Crimean Tatar Deportation Victims Commemorated on Maidan
Crimean Tatars gathered in Independence Square in Kyiv to commemorate the victims of the 1944 deportation. In Simferopol, participants of an auto rally in commemoration of the tragedy were detained.
As reported by Ukrayinska Pravda, leaders of the Crimean Tatar people and their national organizations, people’s deputies, and civil society activists spoke from an improvised stage on Independence Square. About 1500 people came to honor the memory of the victims of the deportations.
At the beginning of the event, participants, among whom were representatives of the Crimean Tatar people, Kyiv residents, and visitors, sang Ukrainian and the Crimean Tatar anthems, then the imam read a prayer.
Many of the speeches urged listeners to not forget the need to return Crimea to Ukraine. Participants were holding flags of Ukraine, the Crimean Tatar people, as well as banners reading “Russian occupiers leave Crimea,” “Eternal memory to the victims of the genocide of the Crimean people,” “1944 – 2014 deportation again,” “On May 18 we all are Crimean Tatars.”

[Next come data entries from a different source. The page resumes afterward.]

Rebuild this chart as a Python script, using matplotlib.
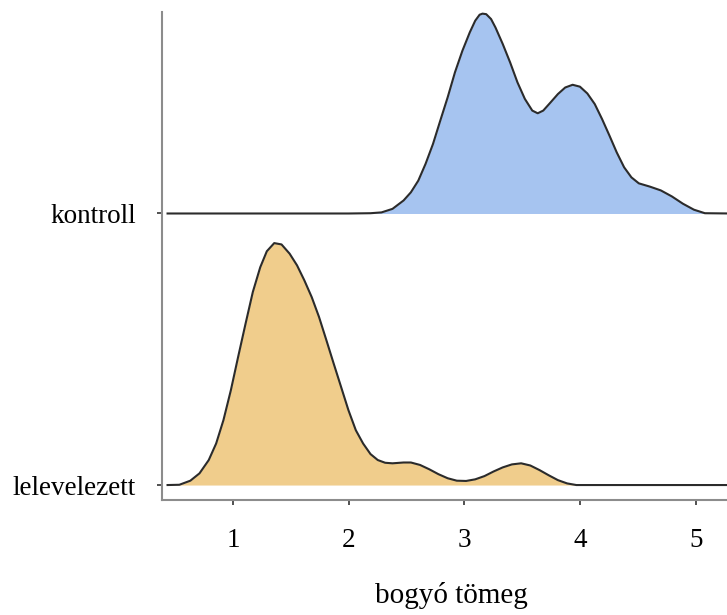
import numpy as np
import matplotlib.pyplot as plt

# Ridgeline data: x = berry mass, h = ridge height (1 = spacing between rows)
groups = ["lelevelezett", "kontroll"]
fillColors = ["#f0cd8c", "#a6c4f0"]

lelevX = [0.435, 0.537, 0.632, 0.711, 0.791, 0.855, 0.918, 0.982, 1.045, 1.109, 1.172,
          1.236, 1.293, 1.357, 1.420, 1.490, 1.554, 1.617, 1.681, 1.744, 1.808, 1.871,
          1.935, 1.998, 2.062, 2.125, 2.189, 2.252, 2.316, 2.379, 2.475, 2.538, 2.617,
          2.697, 2.776, 2.856, 2.935, 3.015, 3.094, 3.174, 3.253, 3.332, 3.411, 3.491,
          3.570, 3.650, 3.729, 3.809, 3.888, 3.968, 4.095, 5.300]
lelevH = [0.000, 0.001, 0.016, 0.043, 0.092, 0.153, 0.239, 0.349, 0.472, 0.594, 0.711,
          0.802, 0.861, 0.891, 0.886, 0.852, 0.809, 0.754, 0.692, 0.619, 0.533, 0.447,
          0.361, 0.276, 0.202, 0.153, 0.114, 0.092, 0.082, 0.080, 0.083, 0.083, 0.074,
          0.058, 0.040, 0.025, 0.016, 0.015, 0.021, 0.033, 0.050, 0.065, 0.076, 0.080,
          0.072, 0.055, 0.036, 0.018, 0.006, 0.000, 0.000, 0.000]

kontrollX = [0.435, 1.500, 2.000, 2.189, 2.284, 2.379, 2.475, 2.538, 2.602, 2.665, 2.729,
             2.792, 2.856, 2.919, 2.983, 3.047, 3.094, 3.132, 3.157, 3.189, 3.231, 3.269,
             3.332, 3.396, 3.459, 3.523, 3.587, 3.634, 3.682, 3.745, 3.809, 3.872, 3.936,
             3.999, 4.063, 4.127, 4.190, 4.254, 4.317, 4.381, 4.444, 4.508, 4.603, 4.698,
             4.793, 4.889, 4.984, 5.079, 5.300]
kontrollH = [0.000, 0.000, 0.000, 0.001, 0.004, 0.017, 0.048, 0.078, 0.121, 0.183, 0.256,
             0.342, 0.428, 0.520, 0.599, 0.667, 0.710, 0.732, 0.736, 0.734, 0.716, 0.685,
             0.624, 0.556, 0.483, 0.422, 0.379, 0.369, 0.379, 0.409, 0.440, 0.464, 0.474,
             0.467, 0.442, 0.403, 0.348, 0.287, 0.225, 0.170, 0.133, 0.111, 0.099, 0.085,
             0.063, 0.036, 0.014, 0.001, 0.000]

xTicks = [1, 2, 3, 4, 5]
xLabel = "bogyó tömeg"

plt.rcParams['font.family'] = ['Liberation Serif', 'DejaVu Serif']

fig = plt.figure(figsize=(7.27, 6.15), dpi=100)
ax = fig.add_axes([162/727, 1-500/615, 565/727, 488/615])

curves = [(lelevX, lelevH), (kontrollX, kontrollH)]
for i in range(len(groups)-1, -1, -1):
    x = np.array(curves[i][0])
    h = np.array(curves[i][1])
    ax.fill_between(x, i, i+h, color=fillColors[i], lw=0, zorder=2+2*(1-i))
    ax.plot(x, i+h, color="#2b2b2b", lw=1.5, zorder=3+2*(1-i), clip_on=False,
            solid_joinstyle="round")

ax.set_xlim(0.387, 5.27)
ax.set_ylim(-0.0551, 1.742)

ax.set_yticks(range(len(groups)))
ax.set_yticklabels(groups)
ax.set_xticks(xTicks)
ax.set_xticklabels([str(t) for t in xTicks])

ax.tick_params(axis="y", length=3.6, width=1.2, color="#333333", pad=15, labelsize=19.5)
ax.tick_params(axis="x", length=3.6, width=1.2, color="#333333", pad=16.5, labelsize=19.5)

for s in ["top", "right"]:
    ax.spines[s].set_visible(False)
for s in ["left", "bottom"]:
    ax.spines[s].set_color("#8c8c8c")
    ax.spines[s].set_linewidth(1.5)

ax.set_xlabel(xLabel, fontsize=21)
ax.xaxis.set_label_coords(0.513, -0.168)

fig.savefig("out.png", dpi=100)
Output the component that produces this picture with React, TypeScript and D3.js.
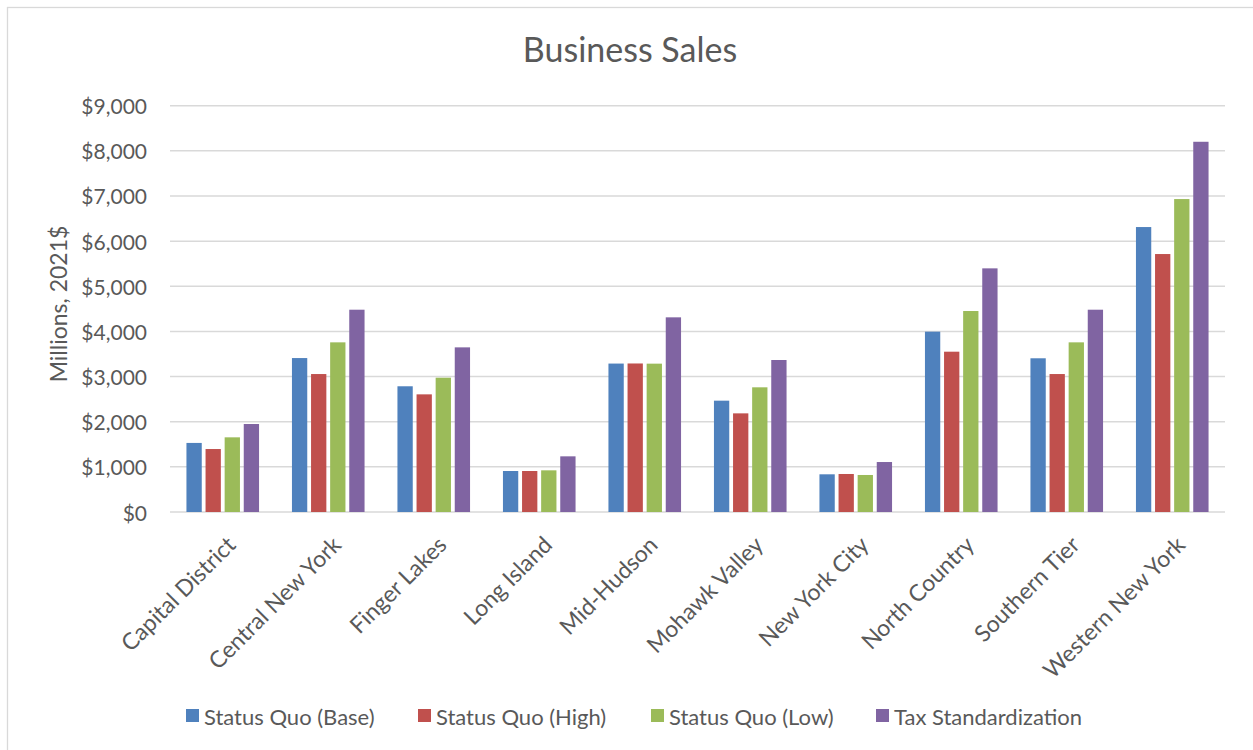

According to Krym.Realii[Radio Liberty’s Crimean service], a prayer service was held in the mosques of Crimea on the occasion of the tragic date. In Simferopol, members of Russian special forces first blocked the Western bus station with police carriers and then detained participants of an auto rally dedicated to the memory of the Crimean Tatar deportation victims. About sixty people were taken to the police station on Pavlenko Street. Later, relatives of detainees and eyewitnesses said that the detainees began to get fingerprinted after a two-hour interrogation.
According to some estimates, over 183 thousand Crimean Tatars from Crimea were transported to Central Asia, Siberia, and the Urals. The official reason was because of the cooperation between some of the Crimean Tatars with Nazi Germany. The deportation began on the morning of May 18, 1944, and ended at 4 p.m. on May 20. Deportees were forbidden to return to their homeland until 1989. Every year, mass events have been held in Crimea on the anniversary of the deportation, such as a memorial service in the center of Simferopol. After the annexation of Crimea, local authorities banned such events and said they will hold them in a “new format.”